Baby got (buy)back

SHARE BUYBACKS. SOURCE JONG-COOK BYUN & PHAN BAO TRUNG, INVESTING.COM, VIETECON.COM

SHARE BUYBACKS. SOURCE JONG-COOK BYUN & PHAN BAO TRUNG, INVESTING.COM, VIETECON.COM

There were a few reports out today about how big share buybacks were in the US in 2018. Goldman had expected as much as $1 trillion in share buybacks, but that was a bit too optimistic (pessimistic? depending on your viewpoint), and only $806.4 billion. That’s a lot! Of course, it was helped by the corporate tax cuts . And it turns out that there just isn’t that much to invest in, or most corporate managers don’t think so. If you are looking, you see that in the big volumes of money chasing Lyft right now - investors are looking for anything to invest their money in.

As I was reading all this, my mind started to wander to Vietnam, as it is wont to do, and I wondered what the trend has been here. Surprisingly, I wasn’t the first to look at this. There is a good report (here) that examines share buybacks from 2005-2014 in Vietnam. It turns out that there weren’t that many buybacks (122 firms bought back in that period). Interestingly, the authors reach the conclusion that the main reason Vietnamese managers buy back stock is because the value is low. And that shares outperform after the buyback. The subsequent outperformance was quick but didn’t persist for small firms, but for larger firms it took longer but lasted.

If this is still true, here’s a way to make some easy money: buy when companies repurchase shares! Simple as that. If you do, you will outperform the market, at least according to this data. (Note that some of the outperformance is due to the period studied, including up to 5 days before the buyback announcement - so maybe you have to know a buyback is happening, which is harder to do).

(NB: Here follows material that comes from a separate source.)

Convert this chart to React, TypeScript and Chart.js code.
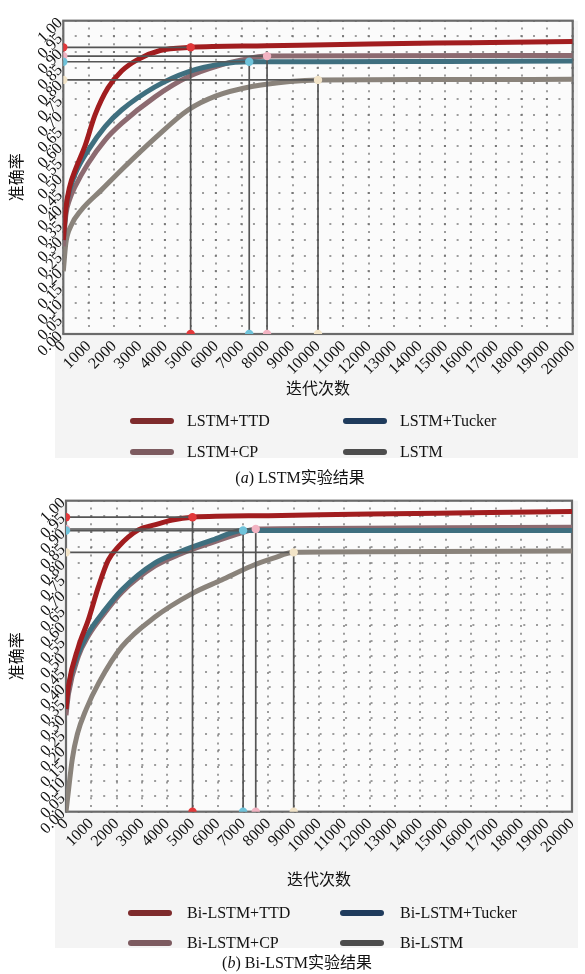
import { useEffect, useRef } from "react";
import { Chart, registerables } from "chart.js";
Chart.register(...registerables);

// ---------- shared axis values ----------
const ITER_MIN = 0;
const ITER_MAX = 20000;
const ITER_STEP = 1000;
const ACC_MIN = 0;
const ACC_MAX = 1;
const ACC_STEP = 0.05;
const X_TITLE = "迭代次数";
const Y_TITLE = "准确率";

// ---------- panel (a): LSTM ----------
const aLabels = ["LSTM+TTD", "LSTM+Tucker", "LSTM+CP", "LSTM"];
const aTtdX = [0, 100, 250, 500, 850, 1250, 1750, 2300, 2900, 3800, 5000, 8000, 12000, 16000, 20000];
const aTtdY = [0.3, 0.4, 0.47, 0.53, 0.6, 0.7, 0.785, 0.84, 0.875, 0.905, 0.915, 0.92, 0.926, 0.93, 0.934];
const aTuckerX = [0, 100, 250, 460, 980, 1640, 2290, 3600, 4900, 6200, 7300, 10000, 15000, 20000];
const aTuckerY = [0.3, 0.4, 0.46, 0.51, 0.587, 0.662, 0.715, 0.789, 0.837, 0.862, 0.869, 0.869, 0.87, 0.871];
const aCpX = [0, 100, 250, 460, 980, 1640, 2290, 3600, 4900, 6200, 7000, 8000, 12000, 20000];
const aCpY = [0.28, 0.38, 0.43, 0.47, 0.545, 0.619, 0.672, 0.757, 0.821, 0.859, 0.875, 0.887, 0.888, 0.889];
const aLstmX = [0, 100, 300, 700, 1500, 2300, 3600, 4900, 6000, 7400, 8900, 10000, 15000, 20000];
const aLstmY = [0.2, 0.29, 0.345, 0.395, 0.46, 0.525, 0.625, 0.715, 0.76, 0.79, 0.806, 0.811, 0.812, 0.813];
const aPeakX = [5000, 7300, 8000, 10000];
const aPeakY = [0.915, 0.869, 0.887, 0.811];

// ---------- panel (b): Bi-LSTM ----------
const bLabels = ["Bi-LSTM+TTD", "Bi-LSTM+Tucker", "Bi-LSTM+CP", "Bi-LSTM"];
const bTtdX = [0, 90, 490, 880, 1280, 1670, 2070, 2860, 3500, 4200, 5000, 8000, 12000, 16000, 20000];
const bTtdY = [0.33, 0.4, 0.53, 0.616, 0.723, 0.809, 0.852, 0.906, 0.922, 0.938, 0.947, 0.952, 0.957, 0.961, 0.965];
const bTuckerX = [0, 100, 490, 880, 1540, 2200, 3520, 4500, 5800, 7000, 10000, 20000];
const bTuckerY = [0.33, 0.4, 0.509, 0.574, 0.649, 0.713, 0.8, 0.836, 0.874, 0.904, 0.904, 0.904];
const bCpX = [0, 100, 490, 880, 1540, 2200, 3520, 4500, 5800, 7000, 7500, 10000, 15000, 20000];
const bCpY = [0.31, 0.38, 0.5, 0.565, 0.64, 0.705, 0.79, 0.828, 0.866, 0.898, 0.909, 0.911, 0.913, 0.915];
const bLstmX = [0, 100, 250, 450, 800, 1300, 2200, 3500, 5000, 6150, 7340, 8200, 9000, 12000, 20000];
const bLstmY = [0.0, 0.07, 0.17, 0.25, 0.33, 0.415, 0.53, 0.625, 0.702, 0.745, 0.79, 0.815, 0.834, 0.836, 0.838];
const bPeakX = [5000, 7000, 7500, 9000];
const bPeakY = [0.947, 0.904, 0.909, 0.834];

// ---------- styles ----------
const LINE_COLORS = ["#a11d1f", "#3f6f7f", "#8c6a70", "#8a837b"];
const LEGEND_COLORS = ["#7e2b2c", "#1f3b5c", "#7d5b60", "#4d4d4d"];
const DOT_COLORS = ["#e2383a", "#6fc3da", "#f2b3c2", "#f2e4c8"];
const SERIF = "'Liberation Serif', 'Times New Roman', 'Noto Sans CJK SC', serif";

type Panel = {
  top: number;
  height: number;
  padTop: number;
  padRight: number;
  padBottom: number;
  yWidth: number;
  xHeight: number;
  labels: string[];
  xs: number[][];
  ys: number[][];
  peakX: number[];
  peakY: number[];
  legendRows: number[];
  swatchX: number[];
  textX: number[];
  bgBottom: number;
};

const panelA: Panel = {
  top: 0,
  height: 470,
  padTop: 20.7,
  padRight: 12.3,
  padBottom: 66.4,
  yWidth: 63.3,
  xHeight: 69.6,
  labels: aLabels,
  xs: [aTtdX, aTuckerX, aCpX, aLstmX],
  ys: [aTtdY, aTuckerY, aCpY, aLstmY],
  peakX: aPeakX,
  peakY: aPeakY,
  legendRows: [421, 452],
  swatchX: [130, 343],
  textX: [187, 400],
  bgBottom: 458,
};

const panelB: Panel = {
  top: 480,
  height: 475,
  padTop: 20.7,
  padRight: 13,
  padBottom: 60.4,
  yWidth: 66,
  xHeight: 82.9,
  labels: bLabels,
  xs: [bTtdX, bTuckerX, bCpX, bLstmX],
  ys: [bTtdY, bTuckerY, bCpY, bLstmY],
  peakX: bPeakX,
  peakY: bPeakY,
  legendRows: [433, 463],
  swatchX: [128, 340],
  textX: [187, 400],
  bgBottom: 468,
};

function makeChart(canvas: HTMLCanvasElement, p: Panel) {
  const markerSets = p.peakX.map((px, i) => ({
    type: "line" as const,
    label: "peak-" + i,
    data: [
      { x: ITER_MIN, y: p.peakY[i] },
      { x: px, y: p.peakY[i] },
      { x: px, y: ACC_MIN },
    ],
    borderColor: "#555555",
    borderWidth: 1.7,
    tension: 0,
    pointRadius: 4.2,
    pointBackgroundColor: DOT_COLORS[i],
    pointBorderWidth: 0,
    fill: false,
  }));
  const curveSets = p.xs.map((xs, i) => ({
    type: "line" as const,
    label: p.labels[i],
    data: xs.map((x, j) => ({ x, y: p.ys[i][j] })),
    borderColor: LINE_COLORS[i],
    borderWidth: 5,
    pointRadius: 0,
    cubicInterpolationMode: "monotone" as const,
    fill: false,
  }));

  const decor = {
    id: "panelDecor",
    beforeDraw(chart: any) {
      const { ctx, chartArea: a } = chart;
      ctx.save();
      ctx.fillStyle = "#f4f4f4";
      ctx.fillRect(55, a.top, 523, p.bgBottom - a.top);
      ctx.fillStyle = "#fbfbfb";
      ctx.fillRect(a.left, a.top, a.right - a.left, a.bottom - a.top);
      ctx.restore();
    },
    beforeDatasetsDraw(chart: any) {
      const { ctx, chartArea: a } = chart;
      ctx.save();
      ctx.strokeStyle = "#6a6a6a";
      ctx.lineWidth = 2.2;
      ctx.strokeRect(a.left, a.top, a.right - a.left, a.bottom - a.top);
      ctx.restore();
    },
    afterDraw(chart: any) {
      const { ctx } = chart;
      ctx.save();
      p.labels.forEach((lab, i) => {
        const row = Math.floor(i / 2);
        const col = i % 2;
        const y = p.legendRows[row];
        const sx = p.swatchX[col];
        ctx.strokeStyle = LEGEND_COLORS[i];
        ctx.lineWidth = 6;
        ctx.lineCap = "round";
        ctx.beginPath();
        ctx.moveTo(sx + 3, y);
        ctx.lineTo(sx + 41, y);
        ctx.stroke();
        ctx.fillStyle = "#111";
        ctx.font = "16px " + SERIF;
        ctx.textBaseline = "middle";
        ctx.textAlign = "left";
        ctx.fillText(lab, p.textX[col], y + 1);
      });
      ctx.restore();
    },
  };

  return new Chart(canvas, {
    type: "line",
    data: { datasets: [...markerSets, ...curveSets] as any },
    options: {
      responsive: false,
      animation: false,
      devicePixelRatio: 1,
      layout: { padding: { top: p.padTop, right: p.padRight, bottom: p.padBottom, left: 0 } },
      plugins: { legend: { display: false }, tooltip: { enabled: false } },
      scales: {
        x: {
          type: "linear",
          min: ITER_MIN,
          max: ITER_MAX,
          afterFit: (s: any) => {
            s.height = p.xHeight;
            s.paddingLeft = 0;
            s.paddingRight = 0;
          },
          grid: {
            color: "rgba(95,95,95,0.6)",
            lineWidth: 2,
            drawTicks: false,
          },
          border: { display: false, dash: [2, 5.83], dashOffset: 1 },
          ticks: {
            stepSize: ITER_STEP,
            autoSkip: false,
            minRotation: 45,
            maxRotation: 45,
            padding: 3,
            color: "#111",
            font: { family: SERIF, size: 16 },
            callback: (v: any) => String(v),
          },
          title: {
            display: true,
            text: X_TITLE,
            color: "#111",
            font: { family: SERIF, size: 16 },
            padding: { top: 4, bottom: 4 },
          },
        },
        y: {
          type: "linear",
          min: ACC_MIN,
          max: ACC_MAX,
          afterFit: (s: any) => {
            s.width = p.yWidth;
            s.paddingTop = 0;
            s.paddingBottom = 0;
          },
          grid: {
            color: "rgba(95,95,95,0.6)",
            lineWidth: 2,
            drawTicks: false,
          },
          border: { display: false, dash: [2, 10.73], dashOffset: 1 },
          ticks: {
            stepSize: ACC_STEP,
            autoSkip: false,
            minRotation: 45,
            maxRotation: 45,
            padding: 3,
            color: "#111",
            font: { family: SERIF, size: 16 },
            callback: (v: any) => Number(v).toFixed(2),
          },
          title: {
            display: true,
            text: Y_TITLE,
            color: "#111",
            font: { family: SERIF, size: 16 },
            padding: { top: 8.4, bottom: 0 },
          },
        },
      },
    },
    plugins: [decor],
  });
}

function PanelChart({ p }: { p: Panel }) {
  const ref = useRef<HTMLCanvasElement | null>(null);
  useEffect(() => {
    if (!ref.current) return;
    const c = makeChart(ref.current, p);
    return () => c.destroy();
  }, [p]);
  return (
    <canvas
      ref={ref}
      width={585}
      height={p.height}
      style={{ position: "absolute", left: 0, top: p.top, width: 585, height: p.height }}
    />
  );
}

export default function App() {
  const captionStyle = (top: number, width: number): React.CSSProperties => ({
    position: "absolute",
    left: 0,
    top,
    width,
    textAlign: "center",
    fontFamily: SERIF,
    fontSize: 16,
    lineHeight: "20px",
    color: "#111",
    whiteSpace: "nowrap",
  });
  return (
    <div style={{ position: "absolute", left: 0, top: 0, width: 585, height: 974, background: "#fff", overflow: "hidden" }}>
      <PanelChart p={panelA} />
      <div style={captionStyle(468, 600)}>
        (<i>a</i>) LSTM实验结果
      </div>
      <PanelChart p={panelB} />
      <div style={captionStyle(953, 594)}>
        (<i>b</i>) Bi-LSTM实验结果
      </div>
    </div>
  );
}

In undergrad, a portfolio manager for a small fund came through and said that their whole strategy was similar. They just bought with insiders and sold with insiders, with the heuristic that managers know their companies better than investors do.

Counterpoint: Enron. (See this story titled: Enron workers lost everything.)

I will have to do more work on this to see if it persists to this day. But it is an interesting data trend. Companies continue to buy back shares in Vietnam, so something to watch out for.